Problem Statement

Continued fractions problem - this problem asks about the continued fraction representation of $\sqrt{2}$. In particular, we are to examine the first 1,000 continued fraction terms, determine what they are, and count how many times the numerator has more digits than the denominator.

Solution Technique

Also see blog post: Computing square roots using continued fractions: https://charlesreid1.github.io/computing-square-roots-part-2-using-continued-fractions.html

This utilizes a recurrence relation for the numerator and denominator, so we can start with the first few terms and obtain as many terms as we wish.
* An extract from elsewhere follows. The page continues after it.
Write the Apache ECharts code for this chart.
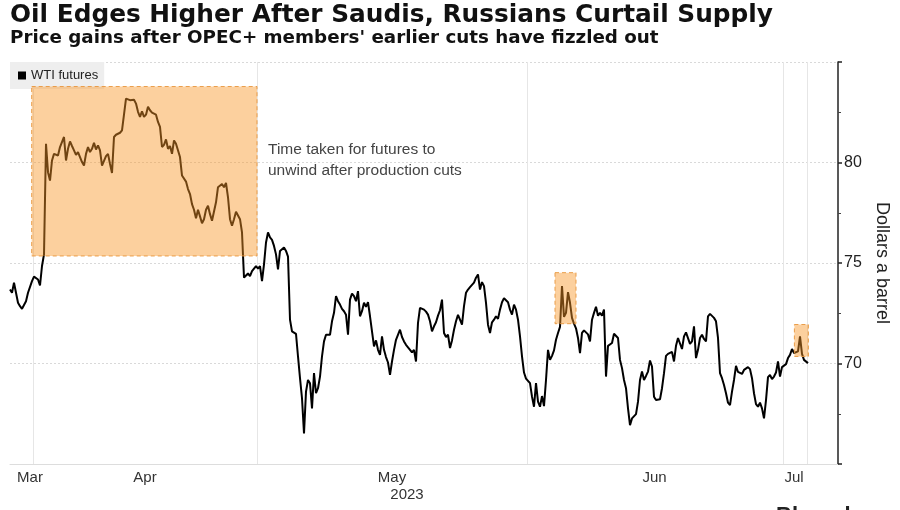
<!DOCTYPE html>
<html>
<head>
<meta charset="utf-8">
<script src="https://cdn.jsdelivr.net/npm/echarts@6.0.0/dist/echarts.min.js"></script>
<style>
html,body{margin:0;padding:0;background:#fff;}
#chart{width:900px;height:510px;}
</style>
</head>
<body>
<div id="chart"></div>
<script>
// WTI futures price, sampled at equal intraday steps (x = sample number)
const wtiPrice = [
  73.68,73.52,74.02,73.93,73.02,72.85,72.72,72.77,73.1,73.52,73.43,74.1,74.32,74.27,74.18,73.88,74.85,75.43,
  80.93,79.52,79.1,80.1,80.43,80.52,80.35,80.77,80.72,81.27,80.1,80.68,81.05,80.82,80.6,80.38,80.52,80.27,
  80.02,79.85,80.43,80.77,80.52,80.68,80.98,80.65,80.85,80.6,79.85,79.88,80.32,80.43,79.93,79.48,
  81.27,81.38,81.43,81.48,81.6,81.55,83.18,83.27,83.1,83.18,83.12,82.93,82.52,82.27,82.55,82.27,82.38,82.77,
  82.6,82.48,82.55,82.38,82.02,81.77,80.77,80.88,81.15,80.68,80.82,80.43,81.1,80.93,80.85,80.27,79.35,79.27,
  79.05,78.68,78.43,77.93,77.65,77.22,77.65,77.32,76.98,77.18,77.65,77.85,77.43,77.1,
  77.18,78.02,78.77,78.77,78.93,78.77,78.98,78.27,77.18,76.85,77.18,77.55,77.55,77.18,76.52,
  74.27,74.38,74.48,74.35,74.6,74.65,74.85,74.72,74.85,74.1,74.93,76.02,76.52,76.27,76.15,75.85,75.43,74.68,
  75.6,75.68,75.77,75.6,75.32,
  72.18,71.6,71.52,71.47,70.35,69.27,68.27,66.52,68.6,69.18,69.02,67.77,69.52,68.52,68.77,69.35,70.35,71.1,
  71.43,71.35,71.43,72.1,72.52,73.35,73.1,72.93,72.72,72.6,72.43,71.43,73.18,73.48,73.35,73.1,73.6,72.35,
  72.6,73.02,72.82,73.05,72.35,71.6,70.85,71.15,70.68,70.43,71.35,70.68,70.32,70.05,69.43,70.1,70.68,71.18,
  71.22,71.68,71.32,71.1,70.93,70.85,70.68,
  70.55,70.68,70.1,72.02,72.77,72.8,72.68,72.58,72.43,72.1,71.6,71.85,72.05,72.38,72.65,73.18,71.52,71.32,
  71.43,70.77,71.15,71.68,72.1,72.42,72.18,71.93,72.85,73.52,73.68,73.8,73.75,74.02,74.27,74.43,73.68,74.05,
  73.85,73.02,71.93,71.52,72.05,72.18,72.35,72.22,72.68,73.05,73.25,73.25,73.05,72.68,72.43,72.93,72.68,72.18,
  71.35,70.35,69.55,69.25,69.32,69.02,68.35,67.85,69.02,68.1,67.85,68.38,67.88,69.18,70.68,70.18,70.38,70.65,
  71.18,71.52,71.82,73.85,72.32,72.52,73.55,73.02,72.27,71.98,71.75,71.27,70.52,71.52,71.65,71.55,71.45,71.1,
  72.18,72.52,72.82,72.38,72.52,72.38,72.68,69.35,70.88,70.85,
  71.02,71.48,71.55,71.27,70.18,69.77,69.18,68.77,67.77,66.93,67.27,67.35,67.48,68.1,69.18,69.6,69.18,69.38,
  69.6,70.15,69.85,68.35,68.18,68.22,68.22,68.77,69.52,70.38,70.48,70.48,70.58,70.1,70.88,71.27,71.35,70.72,
  71.35,71.55,71.6,70.98,71.1,71.85,70.27,70.68,71.27,71.43,71.22,71.1,72.35,72.47,72.38,72.27,72.1,71.27,
  69.52,69.27,68.93,68.52,68.05,67.93,68.6,69.18,69.88,69.58,69.52,69.48,69.68,69.6,69.82,69.72,69.27,68.52,
  67.98,67.85,68.05,67.77,67.27,68.18,69.32,69.43,69.22,69.35,69.55,70.1,69.35,69.82,69.77,69.97,70.27,70.43,
  70.72,70.52,70.52,70.6,71.35,70.48,70.18,70.1,70.02
];

// x axis (in sample numbers)
const xMax = 414;
const monthStartAt = [11.5, 123.5, 258.5, 386.5, 398.5];
const monthLabelAt = [10, 67.5, 191, 322.25, 392];
const monthNames = ['Mar', 'Apr', 'May', 'Jun', 'Jul'];
const yearLabelMonth = 'May';
const yearText = '2023';

// y axis
const yMin = 65, yMax = 85, yStep = 5;

// shaded periods
const shadeFrom = [10.85, 272.5, 392.2];
const shadeTo   = [123.5, 283, 399.2];
const shadeLow  = [75.35, 71.98, 70.35];
const shadeHigh = [83.78, 74.52, 71.94];

const seriesName = 'WTI futures';
const titleText = 'Oil Edges Higher After Saudis, Russians Curtail Supply';
const subtitleText = "Price gains after OPEC+ members' earlier cuts have fizzled out";
const noteText = 'Time taken for futures to\nunwind after production cuts';
const yName = 'Dollars a barrel';

const chart = echarts.init(document.getElementById('chart'), null, {renderer: 'canvas'});
const sansFont = '"Liberation Sans", Arial, sans-serif';
const titleFont = '"DejaVu Sans", Verdana, sans-serif';

const option = {
  backgroundColor: '#ffffff',
  animation: false,
  title: [
    {text: titleText, left: 10, top: 3, padding: 0,
     textStyle: {fontFamily: titleFont, fontWeight: 'bold', fontSize: 24.8, color: '#111'}},
    {text: subtitleText, left: 10, top: 29, padding: 0,
     textStyle: {fontFamily: titleFont, fontWeight: 'bold', fontSize: 18.3, color: '#111'}}
  ],
  legend: {
    data: [seriesName], left: 10, top: 62, padding: [7, 6, 7, 8],
    backgroundColor: '#eeeeee', icon: 'rect', itemWidth: 8, itemHeight: 8,
    textStyle: {fontFamily: sansFont, fontSize: 13, color: '#222'},
    selectedMode: false
  },
  grid: {left: 10, right: 62, top: 62, bottom: 46, containLabel: false},
  xAxis: {
    type: 'value', min: 0, max: xMax,
    axisLine: {show: true, onZero: false, lineStyle: {color: '#dddddd', width: 1}},
    axisTick: {show: false, customValues: monthStartAt},
    splitLine: {show: true, lineStyle: {color: '#e6e6e6', width: 1}},
    axisLabel: {
      customValues: monthLabelAt, margin: 5,
      formatter: function (v) {
        const k = monthLabelAt.indexOf(v);
        const n = monthNames[k];
        return n === yearLabelMonth ? '{m|' + n + '}\n{y|' + yearText + '}' : '{m|' + n + '}';
      },
      rich: {
        m: {fontFamily: sansFont, fontSize: 15, color: '#333', lineHeight: 17},
        y: {fontFamily: sansFont, fontSize: 15, color: '#333', lineHeight: 17, padding: [0, 0, 0, 30]}
      }
    }
  },
  yAxis: {
    type: 'value', position: 'right', min: yMin, max: yMax, interval: yStep,
    axisLine: {show: true, onZero: false, lineStyle: {color: '#222', width: 1.5}},
    axisTick: {show: true, inside: false, length: 4, lineStyle: {color: '#222', width: 1.5}},
    minorTick: {show: true, splitNumber: 2, length: 3, lineStyle: {color: '#444', width: 1}},
    splitLine: {show: true, lineStyle: {color: '#d9d9d9', type: [2, 2], width: 1}},
    axisLabel: {
      margin: 6, fontFamily: sansFont, fontSize: 16, color: '#222',
      formatter: function (v) { return (v === yMin || v === yMax) ? '' : String(v); }
    },
    name: yName, nameLocation: 'middle', nameRotate: -90, nameGap: 19,
    nameTextStyle: {fontFamily: sansFont, fontSize: 18, color: '#222'}
  },
  graphic: [
    {type: 'text', left: 268, top: 139,
     style: {text: noteText, fontFamily: sansFont, fontSize: 15.5, lineHeight: 21, fill: '#444'}},
    {type: 'text', left: 776, top: 505,
     style: {text: 'Bloomberg', fontFamily: sansFont, fontWeight: 'bold', fontSize: 22, fill: '#222'}}
  ],
  series: [
    {
      name: seriesName, type: 'line', showSymbol: false, symbol: 'none', z: 2,
      data: wtiPrice.map(function (p, i) { return [i, p]; }),
      lineStyle: {color: '#000', width: 2},
      itemStyle: {color: '#000'},
      markArea: {
        silent: true, z: 5,
        itemStyle: {color: 'rgba(248,150,40,0.45)', borderColor: 'rgba(232,150,60,0.9)', borderWidth: 1, borderType: [4, 3]},
        data: shadeFrom.map(function (f, k) {
          return [{xAxis: f, yAxis: shadeHigh[k]}, {xAxis: shadeTo[k], yAxis: shadeLow[k]}];
        })
      }
    }
  ]
};
chart.setOption(option);
</script>
</body>
</html>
The recurrence relation is: $a_i = a_{i-1} + 2 b_{i-1}$ $b_i = a_{i-1} + b_{i-1}$

For $\sqrt{2}$, we have $a(1) = 3, b(1) = 2$

Code

import java.math.BigInteger;
/**
* Find the number of terms in the first 1,000 iterations
* of the continued fraction of sqrt(2) whose denominator
* has more digits than its numerator.
*
* This utilizes the recurrence relation for the nth iteration,
* a(1) = 3,  b(1) = 2
*
* a_i = a_{i-1} + 2 b_{i-1}
*
* b_i = a_{i-1} + b_{i-1}
*
* I actually implemented this in Excel, to begin with, just cuz,
* but these numbers get REALLY huge, REALLY fast.
*/
public class ContinuedFraction {
public static final BigInteger TWO = new BigInteger("2");
public static void main(String[] args) {
BigInteger aim1 = new BigInteger("3");
BigInteger bim1 = new BigInteger("2");
BigInteger ai, bi;

int nterms = 1000;
int noverflows = 0;
for(int i=0; i<nterms; i++) {
ai = aim1.add( bim1.multiply(TWO) );
bi = aim1.add( bim1 );
if( ai.toString().length() > bi.toString().length() ) {
noverflows++;
}
aim1 = ai;
bim1 = bi;
}
System.out.println(noverflows);
}
}